Of course, each funeral has its own flair depending on the tribe and traditions of the hosting family. In the mostly Christian south, funerals tend to be bigger and every attendee sports the traditional red and black funeral attire. They’ll sometimes wait six months after the death in order to spread the word and draw the biggest crowds. In the north, where tribal culture is more active and religion tends to be a blend of traditional beliefs and either Islam or Christianity, funeral traditions vary slightly from village to village. In some, mostly naked men baring bows and arrows do a War Dance – a beautiful, extremely athletic dance that mimics fighting – all around the family compound in order to scare away evil spirits. In others, the women do the dancing. They stomp their feet, gyrate their hips and flail their hands, while onlookers clap and chant rhythmically (the DJ is kind enough to turn Chris Brown down for this portion of the days’ events).
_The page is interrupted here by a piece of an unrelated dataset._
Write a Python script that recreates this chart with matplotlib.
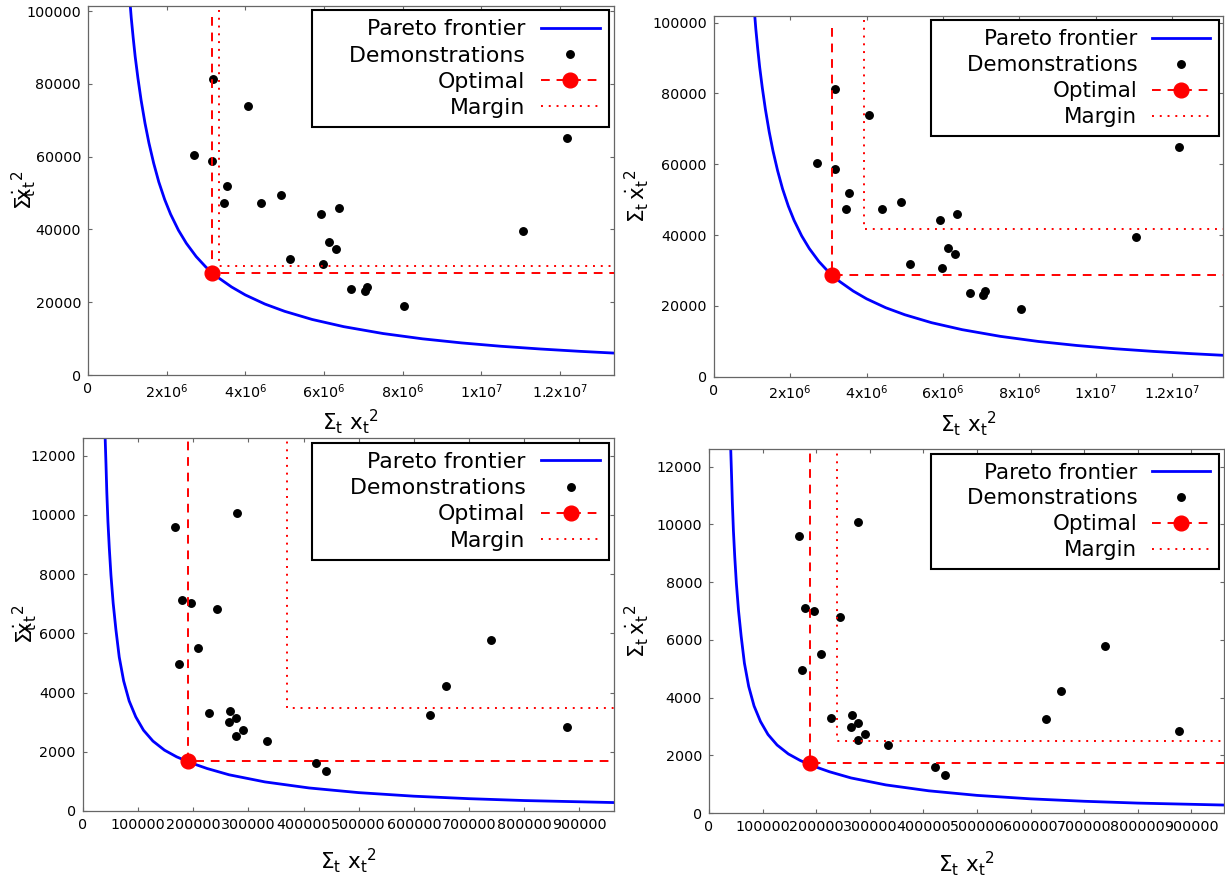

The one thread that unites nearly every funeral I’ve attended is the sense of jubilation, not sorrow, of life prevailing over death. The only exception is the death of a young child – an occurrence that is universally tragic.
It is now time to bring my friend’s mother to her grave, and a clan of shirtless men lift her body effortlessly and lovingly to their shoulders. To my surprise another bundle of straw is then lifted to another clan’s shoulders. Before I have time to even ask who the second deceased is, my friend leans over and explains to me that in their Frafra tribe, no one goes to the grave alone. They exhumed the body of the deceased’s best friend so that they could take their last journey together. I look to see how intimately that 7-months-dead woman’s body is lying next to the face of her carriers and squirm. It might take me longer to adjust to some traditions than others…
We parade to the grave site, bodies carried aloft, among more dancing and celebrations. Toothless women, whose ages were forgotten decades ago, leap into the middle of the circle, throwing their still-limber bodies into the throes of the rhythmic, athletic moves their people have been dancing for centuries. They’re not dancing for cameras or tourists, they’re dancing for their friend, mother, wife, teacher, stranger or sister, who died, yes, but more importantly, lived.